Если бы мне пришлось принять участие в споре З.Н. Гиппиус и В.Ф. Ходасевича, то, конечно, я бы обратил внимание спорящих на проблему «Чисел» как таковых. Чем объясняется столь разительное противоречие между их формой и содержанием? Не заключена ли в этом трагедия не только «Чисел», но и всей эмиграции? Может быть, самое предназначение ее состоит в том, чтобы быть бесформенной, чтобы не вкладывать свою растерзанную душу «в рамки», сделанные из спичек. Вот, как Милюков все вкладывает в «рамки» Лиги Наций. Если вникнуть в то, что говорит Ремизов, если подойти с любовью к тому, о чем вопит Поплавский со своей ободранной кожей, то снобизм пресыщенных буржуев парижской эмиграции с ее балетно-оперными достижениями становится отвратительным. Уж лучше пресная овсянка «Современных записок», нежели снобизм.

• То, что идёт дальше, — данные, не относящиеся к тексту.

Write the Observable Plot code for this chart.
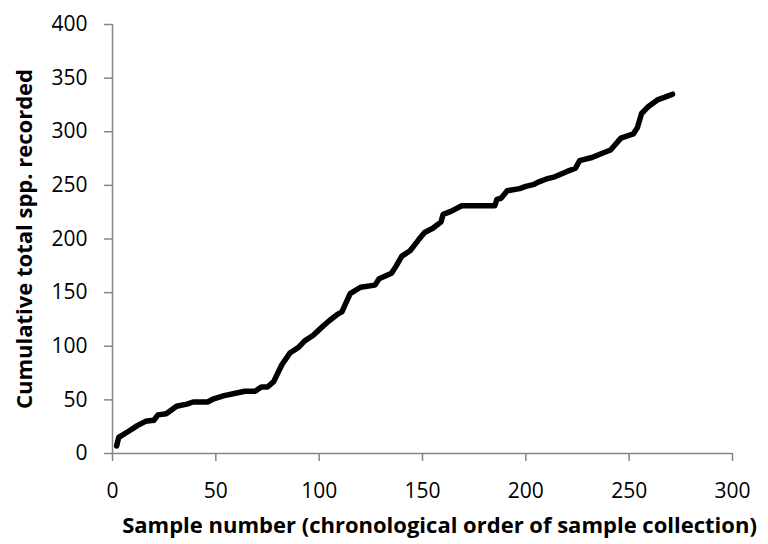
<!DOCTYPE html>
<html>
<head>
<meta charset="utf-8">
<script src="https://cdn.jsdelivr.net/npm/d3@7"></script>
<script src="https://cdn.jsdelivr.net/npm/@observablehq/plot@0.6"></script>
<style>
  html, body { margin: 0; padding: 0; background: #fff; }
  #chart svg { display: block; }
</style>
</head>
<body>
<div id="chart"></div>
<script>
const sampleNumber = [2,3,8,12,16,20,22,26,31,36,39,46,49,54,59,64,69,72,75,78,80,82,86,90,93,97,102,105,109,111,115,120,127,129,135,137,140,144,148,151,155,159,160,164,169,185,186,188,191,197,200,204,206,210,214,220,224,226,232,237,241,246,252,254,256,259,264,267,271];
const cumulativeSpp = [7,15,21,26,30,31,36,37,44,46,48,48,51,54,56,58,58,62,62,67,75,83,94,99,105,110,119,124,130,132,149,155,157,163,168,174,184,189,199,206,210,216,223,226,231,231,237,238,245,247,249,251,253,256,258,263,266,273,276,280,283,294,298,304,317,323,330,332,335];
const xTicks = [0,50,100,150,200,250,300];
const yTicks = [0,50,100,150,200,250,300,350,400];
const xLabel = "Sample number (chronological order of sample collection)";
const yLabel = "Cumulative total spp. recorded";

const data = sampleNumber.map((s, i) => ({sample: s, spp: cumulativeSpp[i]}));
const axisGray = "#868686";
const font = "'Open Sans', Lato, sans-serif";

const chart = Plot.plot({
  width: 768,
  height: 544,
  marginTop: 24,
  marginBottom: 91,
  marginLeft: 112,
  marginRight: 36,
  style: {fontFamily: font, fontSize: "21px", color: "#000", background: "#fff"},
  x: {domain: [0, 300]},
  y: {domain: [0, 400]},
  marks: [
    Plot.ruleX([0], {stroke: axisGray, strokeWidth: 1.5}),
    Plot.ruleY([0], {stroke: axisGray, strokeWidth: 1.5}),
    Plot.axisX({ticks: xTicks, tickSize: 8, tickPadding: 22, stroke: axisGray, strokeWidth: 1.5, fill: "#000", fontSize: 21, label: null}),
    Plot.axisY({ticks: yTicks, tickSize: 8, tickPadding: 17, stroke: axisGray, strokeWidth: 1.5, fill: "#000", fontSize: 21, label: null}),
    Plot.text([xLabel], {frameAnchor: "bottom", dx: 17, dy: 79, fontWeight: "bold", fontSize: 22, fill: "#000", lineWidth: 100, lineAnchor: "bottom"}),
    Plot.text([yLabel], {frameAnchor: "left", dx: -88, rotate: -90, textAnchor: "middle", fontWeight: "bold", fontSize: 22, fill: "#000", lineWidth: 100}),
    Plot.line(data, {x: "sample", y: "spp", stroke: "#000", strokeWidth: 5.5, strokeLinejoin: "round", strokeLinecap: "round"})
  ]
});
document.getElementById("chart").appendChild(chart);
</script>
</body>
</html>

Вопли Ремизова и иже с ним могли бы стать творческой квашней для зарубежья, если бы мы не были так бездарны и если бы уши наши не были законопачены. Есть какая-то отвратительная жестокость в том, чтобы заставлять этих ободранных, конкретно и фигурально, людей гарцевать в салонах дантистов и адвокатов.

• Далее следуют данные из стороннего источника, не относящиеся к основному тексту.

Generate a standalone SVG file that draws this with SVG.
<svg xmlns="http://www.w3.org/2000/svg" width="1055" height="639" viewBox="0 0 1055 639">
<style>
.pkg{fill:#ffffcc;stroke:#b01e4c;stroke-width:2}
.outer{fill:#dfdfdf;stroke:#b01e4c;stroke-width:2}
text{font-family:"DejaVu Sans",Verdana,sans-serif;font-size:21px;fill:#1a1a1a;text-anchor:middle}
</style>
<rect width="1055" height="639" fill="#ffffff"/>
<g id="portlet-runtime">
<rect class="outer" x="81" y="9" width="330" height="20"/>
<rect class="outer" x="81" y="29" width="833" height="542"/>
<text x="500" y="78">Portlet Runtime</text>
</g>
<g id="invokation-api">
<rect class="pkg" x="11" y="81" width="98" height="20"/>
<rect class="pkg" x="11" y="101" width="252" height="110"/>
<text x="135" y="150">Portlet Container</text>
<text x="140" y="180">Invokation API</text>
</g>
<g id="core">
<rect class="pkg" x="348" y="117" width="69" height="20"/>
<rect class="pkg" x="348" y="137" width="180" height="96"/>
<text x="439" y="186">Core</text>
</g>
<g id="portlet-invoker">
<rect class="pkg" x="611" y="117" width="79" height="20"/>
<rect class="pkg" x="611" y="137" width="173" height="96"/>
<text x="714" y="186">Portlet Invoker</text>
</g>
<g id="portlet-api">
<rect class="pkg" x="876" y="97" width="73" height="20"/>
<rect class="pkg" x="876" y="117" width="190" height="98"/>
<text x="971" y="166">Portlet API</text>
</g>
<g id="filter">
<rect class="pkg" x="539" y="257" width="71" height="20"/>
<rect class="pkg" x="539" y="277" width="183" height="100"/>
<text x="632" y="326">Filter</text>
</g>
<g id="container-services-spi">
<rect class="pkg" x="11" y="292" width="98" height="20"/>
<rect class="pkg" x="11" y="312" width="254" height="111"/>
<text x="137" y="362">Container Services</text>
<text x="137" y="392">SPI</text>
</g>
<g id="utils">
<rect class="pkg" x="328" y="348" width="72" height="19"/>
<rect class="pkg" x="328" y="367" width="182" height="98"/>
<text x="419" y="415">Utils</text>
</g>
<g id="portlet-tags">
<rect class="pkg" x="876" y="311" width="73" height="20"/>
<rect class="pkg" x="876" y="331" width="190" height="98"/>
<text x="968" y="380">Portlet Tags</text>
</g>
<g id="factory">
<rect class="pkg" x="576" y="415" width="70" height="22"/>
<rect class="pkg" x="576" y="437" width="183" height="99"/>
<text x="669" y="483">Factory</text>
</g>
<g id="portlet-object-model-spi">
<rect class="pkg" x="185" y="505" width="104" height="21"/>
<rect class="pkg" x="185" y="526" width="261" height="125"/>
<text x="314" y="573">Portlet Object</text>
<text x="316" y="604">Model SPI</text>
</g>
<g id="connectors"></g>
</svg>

Раз мы эмигранты, мы не большевики. Но кроме большевиков, имеются и анархисты. Несоответствие между формой и содержанием, то несоответствие, символом которого являются «Числа», может даже самого мирного человека сделать анархистом. Я хорошо помню времена анархических бомб в Париже: то бросят бомбу на заседании палаты депутатов, то бросят бомбу в тихий сенаторский ресторан «Фойо». Иногда бросали бомбу в какое-нибудь модное кафе на Бульварах.

Конечно, это безобразно, гнусно. Но психологически объяснимо. Ныне техника позволяет кидать бомбы более невинные, наполненные вонючими газами. И вот такую бомбу, безопасную и чисто символическую, иногда бросить хочется почти неудержимо. В мозгу четко отпечатлелся снимок с Ремизова, Поплавского и братии, а перед глазами прекрасный снимок с г. Милюкова, капитана I-го ранга Лукина, приносящих поздравления «Мисс Европе», которая не сегодня-завтра станет «Мисс Вселенной».

Отвратительно.

Ну, как не бросить вонючую бомбу на эти банкеты с поздравлениями?

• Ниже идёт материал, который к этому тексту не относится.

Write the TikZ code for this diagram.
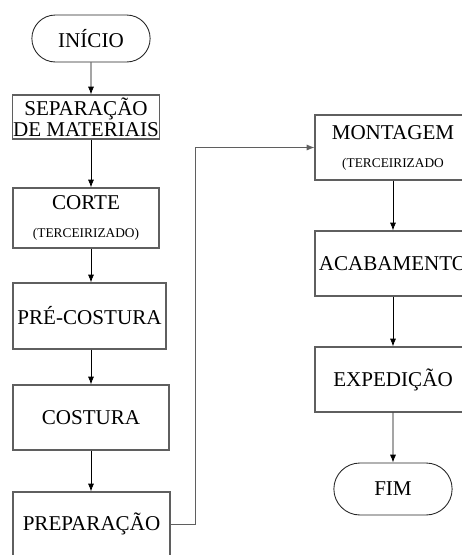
\documentclass[tikz,border=0pt]{standalone}
\usepackage{fontspec}
\setmainfont{Liberation Serif}
\usetikzlibrary{
  shapes.misc,
  arrows.meta,
  positioning
}
\definecolor{boxgray}{RGB}{95,95,95}
\newcommand{\terc}[1]{{\fontsize{7.6}{9}\selectfont #1}}

\begin{document}
\begin{tikzpicture}[
  x=0.02cm, y=-0.02cm,
  etapa/.style={
    rectangle, draw=boxgray, line width=0.6pt,
    align=center, inner sep=1pt,
    font=\fontsize{12}{15}\selectfont
  },
  terminal/.style={
    rounded rectangle, draw=black!85, line width=0.5pt,
    minimum width=2.6cm,
    font=\fontsize{12}{15}\selectfont
  },
  seta/.style={-{Latex[length=4.5pt,width=3.5pt]}, line width=0.5pt}
]
  \useasboundingbox (0,0) rectangle (462,555);
  \clip (0,0) rectangle (462,555);

  % coluna da esquerda
  \node[terminal, minimum height=0.94cm] (inicio) at (91,38.5) {INÍCIO};
  \node[etapa, minimum width=2.92cm, minimum height=0.88cm, inner sep=0.5pt] (sep) at (86,117)
       {SEPARAÇÃO\\[-3pt]DE MATERIAIS};
  \node[etapa, minimum width=2.92cm, minimum height=1.2cm] (corte) at (86,218)
       {CORTE\\[1pt]\terc{(TERCEIRIZADO)}};
  \node[etapa, minimum width=3.06cm, minimum height=1.32cm] (precost) at (89.5,316)
       {PRÉ-COSTURA};
  \node[etapa, minimum width=3.12cm, minimum height=1.3cm] (costura) at (91,417.5)
       {COSTURA};
  \node[etapa, minimum width=3.14cm, minimum height=1.28cm] (prep) at (91.5,524)
       {PREPARAÇÃO};

  % coluna da direita
  \node[etapa, minimum width=3.12cm, minimum height=1.3cm] (mont) at (393,147.5)
       {MONTAGEM\\[1pt]\terc{(TERCEIRIZADO}};
  \node[etapa, minimum width=3.12cm, minimum height=1.3cm] (acab) at (393,263.5)
       {ACABAMENTO};
  \node[etapa, minimum width=3.12cm, minimum height=1.3cm] (exped) at (393,379.5)
       {EXPEDIÇÃO};
  \node[terminal, minimum height=1.04cm] (fim) at (393,489) {FIM};

  % setas
  \draw[seta] (inicio) -- (inicio |- sep.north);
  \draw[seta] (sep.south -| inicio) -- (inicio |- corte.north);
  \draw[seta] (corte.south -| inicio) -- (inicio |- precost.north);
  \draw[seta] (precost.south -| inicio) -- (inicio |- costura.north);
  \draw[seta] (costura.south -| inicio) -- (inicio |- prep.north);
  \draw[seta, draw=boxgray] (prep.east) -- ++(25,0) |- (mont.west);
  \draw[seta] (mont) -- (acab);
  \draw[seta] (acab) -- (exped);
  \draw[seta] (exped) -- (fim);
\end{tikzpicture}
\end{document}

Как бы ни относиться к Ремизову, Поплавскому с братией, в них есть свое, близкое, страшное, но подлинное. А рядом форма из спичек: Милюков в смокинге.

У Ремизова, Бориса Поплавского с братией — хождение по мукам. У Милюкова с его смокингами и банкетами — хождение по «сливкам общества», как выражался один провинциал, попавший в столицу.

У Ремизова, Бориса Поплавского с братией есть залог воскресения, есть утверждение воли к бытию подлинному. На банкетах «Мисс Европы» небытие, конец эмиграции. Живые трупы.

У Ремизова, Бориса Поплавского с братией содержание, разрывающее установившиеся формы, содержание, не нашедшее еще своей формы. На банкетах Милюкова — форма без содержания: смокинг, крахмальная рубашка, а внутри — пустышка, или та резина, на которой нажил миллионы американский «король резины для жевания».

Нет! Если с холодным вниманием посмотреть на то, что творится в парижской провинции эмигрантского рассеяния, то не остается ничего другого, как сделаться анархистом.

Возвращаясь к тому, с чего я начал, я, выражаясь высокопарно и высококультурно, могу лишь выразить сожаление, что З.Н. Гиппиус и В.Ф. Ходасевич спорят «не о том». Правильно говорит З.Н. Гиппиус, что прежде всего существует «талантливый человек» и правильны страшные слова ее о том, что в эмиграции человек погиб. Прав и Терапиано, когда говорит о гибели в эмиграции «существа существующего» — человека.

Но если так, то зачем же забывать об этом?

Зачем же сводить нашу неизбывную трагедию к полемике «не о том»?

В этой полемике, уснащенной остроумием и ядом, тонет существо вопроса. И здесь самое кричащее несоответствие между формой и содержанием.

А вместе с тем, и З.Н. Гиппиус и В.Ф. Ходасевичу эта трагедия, конечно, близка, и они могли бы сказать о ней то, что подобает.

Разве они не чувствуют, что воды дошли до души нашей?